Né en 1955 à Bukavu, dans l’est du Congo belge, Denis Mukwege est le troisième fils d’une famille pentecôtiste de neuf enfants. Il étudie la médecine au Burundi voisin. A la faveur d’une bourse, il part étudier en France, à Angers, pour se spécialiser en gynécologie-obstétrique. 

Tentatives de meurtre

En 1989, il choisit de retourner dans son pays. En 1996, le conflit éclate : l’hôpital de Lemera, où il travaille, est dévasté. Le médecin vit alors comme un déplacé de guerre et côtoie la misère. C’est à ce moment-là qu’il décide de fonder un hôpital à Panzi, au sud de Bukavu, pour soigner les femmes victimes de la barbarie des groupes armés qui saccagent l’est du pays. 

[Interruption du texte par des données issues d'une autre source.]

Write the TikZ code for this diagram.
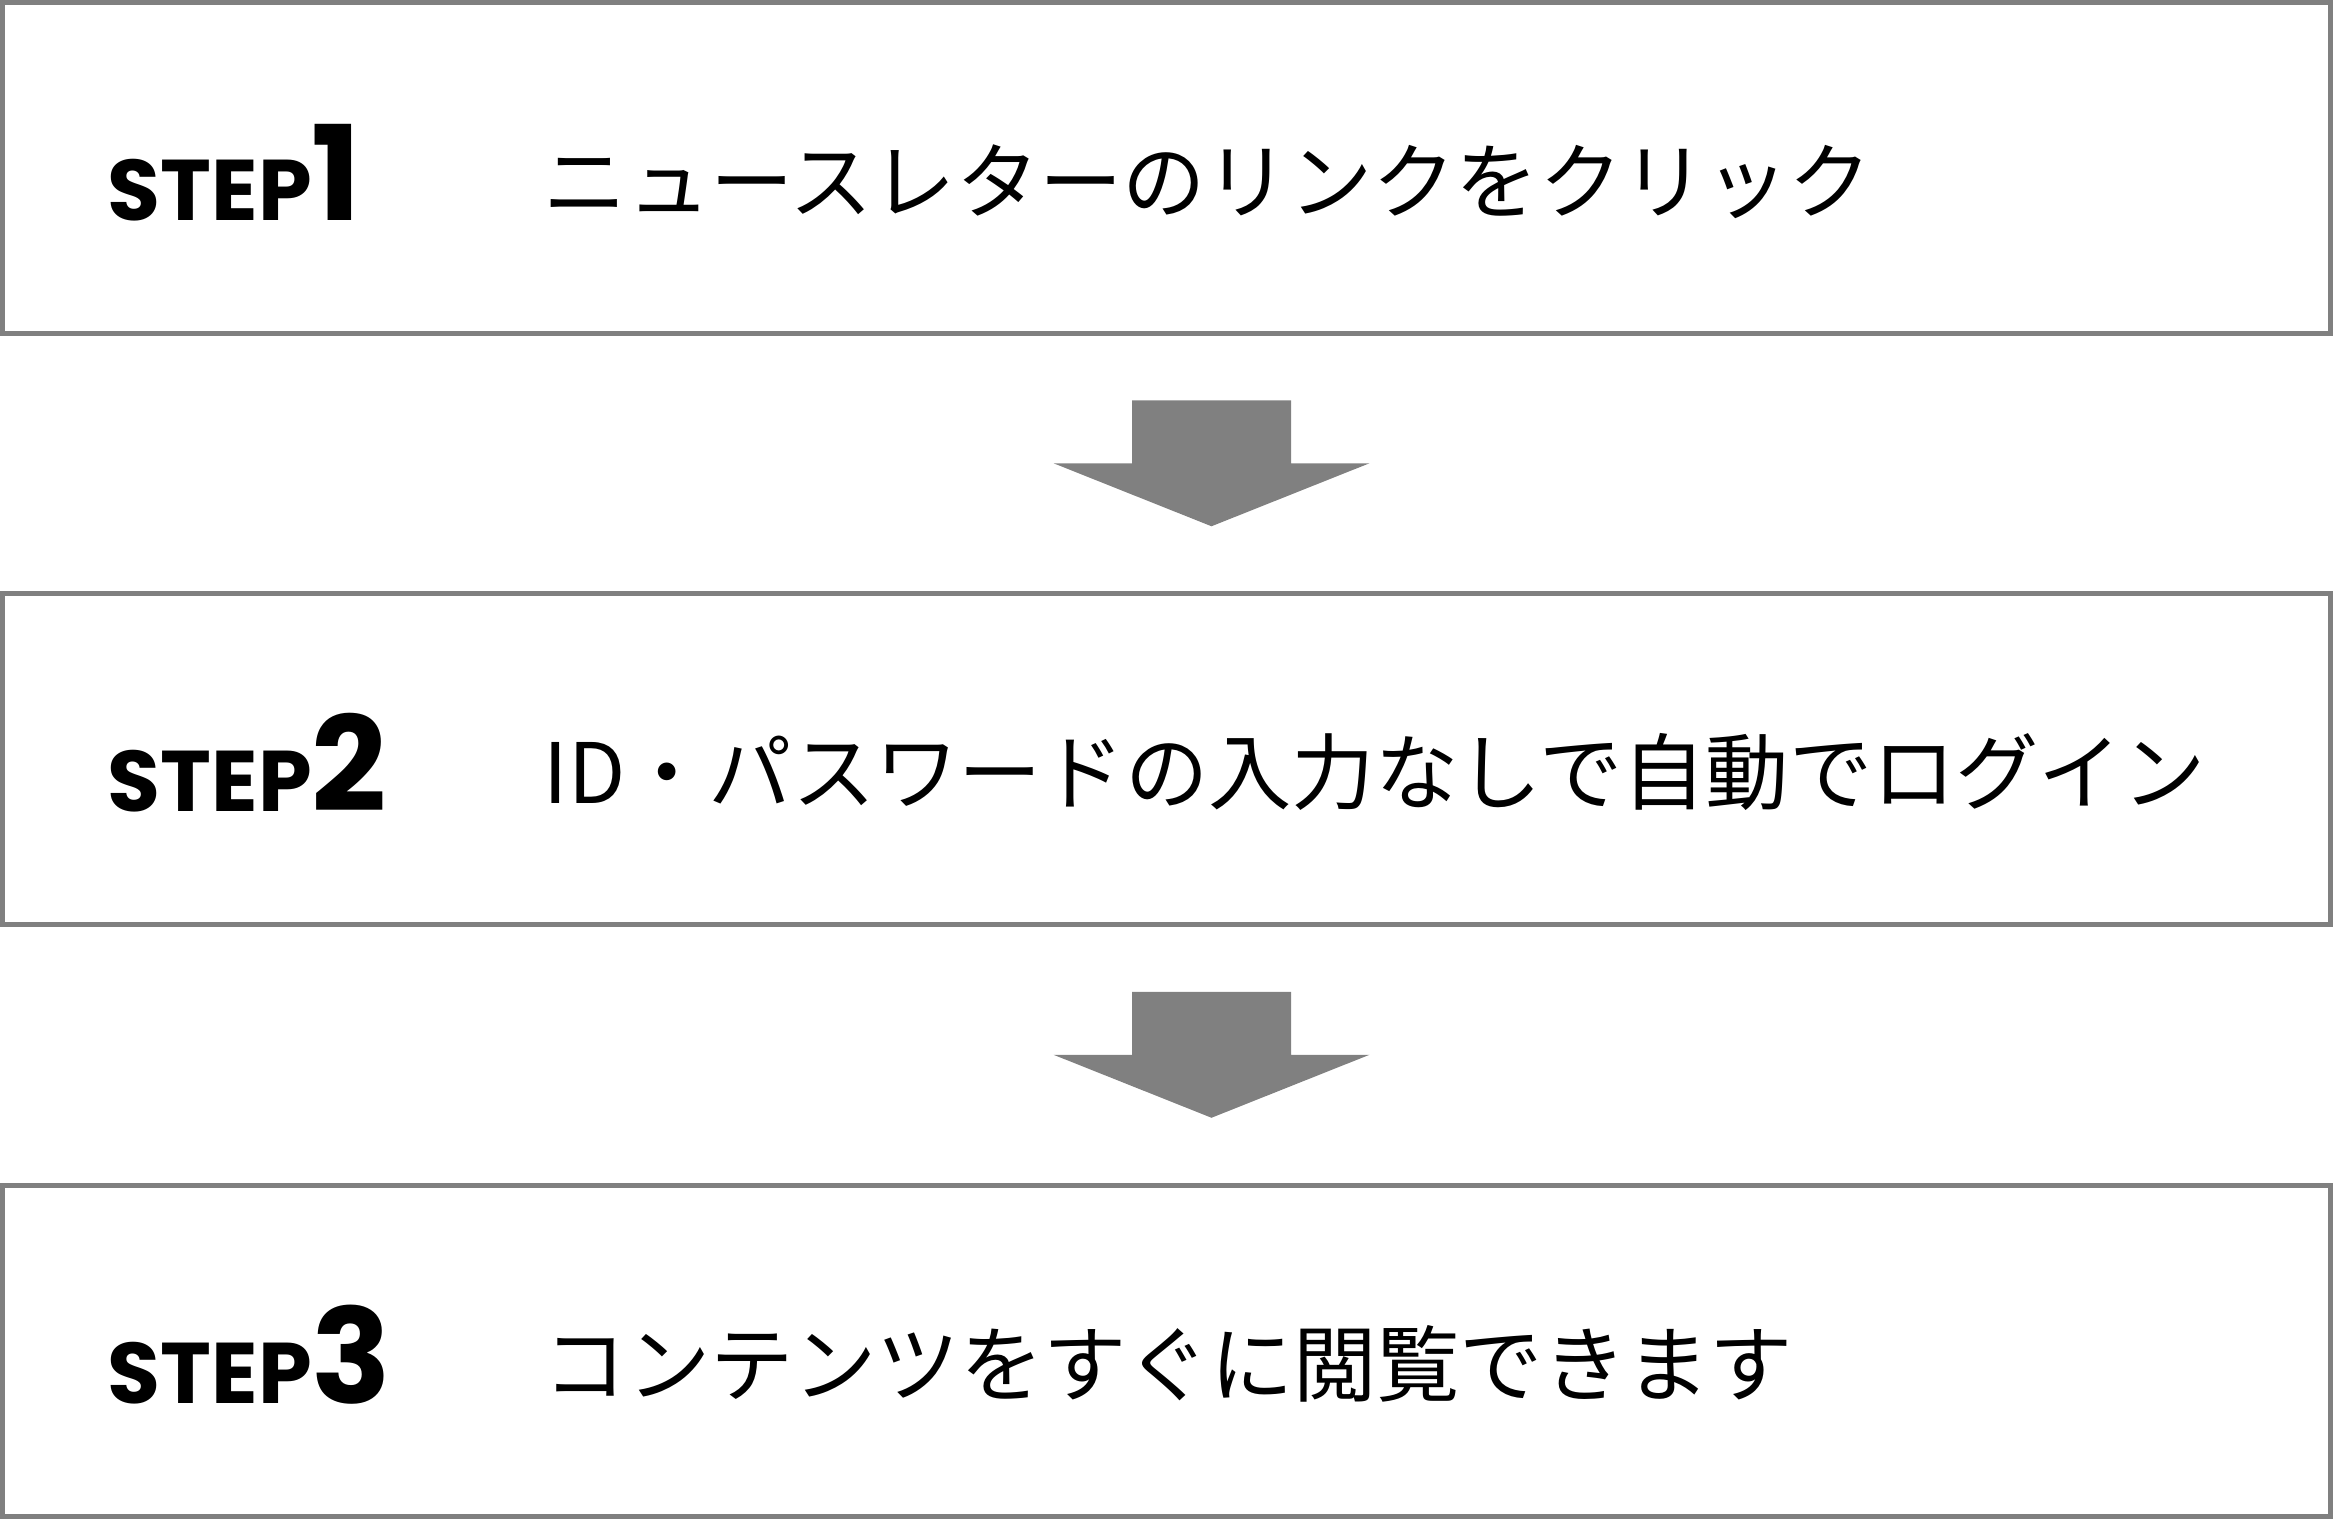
\documentclass[tikz,border=0pt]{standalone}
\usepackage{fontspec}
\usepackage{xcolor}
\newfontfamily\jpfont{Noto Sans CJK JP}
\newfontfamily\stepfont{Poppins}
\usetikzlibrary{calc}

% STEP番号
\newcommand{\stepnum}[1]{STEP{\fontsize{37.5pt}{40pt}\selectfont #1}}

\begin{document}
\begin{tikzpicture}[
  stepbox/.style={rectangle, draw=gray, line width=0.05cm, fill=white,
                  minimum width=23.28cm, minimum height=3.31cm},
  steplbl/.style={anchor=base west, inner sep=0pt,
                  font=\stepfont\bfseries\fontsize{24.5pt}{26pt}\selectfont},
  txt/.style={anchor=base west, inner sep=0pt,
              font=\jpfont\fontsize{23.7pt}{28pt}\selectfont},
  flow/.style={fill=gray}
]
\useasboundingbox (0,0) rectangle (23.33,-15.18);

\node[stepbox] (s1) at (11.665, -1.675) {};
\node[stepbox] (s2) at (11.665, -7.59 ) {};
\node[stepbox] (s3) at (11.665,-13.505) {};

% ラベル
\node[steplbl] (l1) at (1.07, -2.20 ) {\stepnum{1}};
\node[steplbl] (l2) at (1.07, -8.115) {\stepnum{2}};
\node[steplbl] (l3) at (1.07,-14.03 ) {\stepnum{3}};

\node[txt] (t1) at (5.43, -2.12 ) {ニュースレターのリンクをクリック};
\node[txt] (t2) at (5.43, -8.035) {ID・パスワードの入力なしで自動でログイン};
\node[txt] (t3) at (5.43,-13.95 ) {コンテンツをすぐに閲覧できます};

% 矢印
\foreach \a/\b in {s1/s2, s2/s3}
  \fill[flow] ($(\a.south)!0.5!(\b.north)+(-0.345,0.63)$)
    -- ++(1.59,0) -- ++(0,-0.63) -- ++(0.785,0)
    -- ++(-1.58,-0.63) -- ++(-1.58,0.63) -- ++(0.785,0) -- cycle;

\end{tikzpicture}
\end{document}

Chaque année, cet établissement, dont il en est le directeur, prend en charge gratuitement plus de 3 500 victimes de violences sexuelles et leur permet de bénéficier d’une chirurgie reconstructive. 

Marié et père de cinq enfants, Denis Mukwege a failli payer de sa vie son engagement. Il a été victime de six tentatives de meurtre. Un soir d’octobre 2012, cinq hommes armés se sont introduits chez lui. L’un des ses domestiques s’est sacrifié pour sauver « l’homme qui répare les femmes ».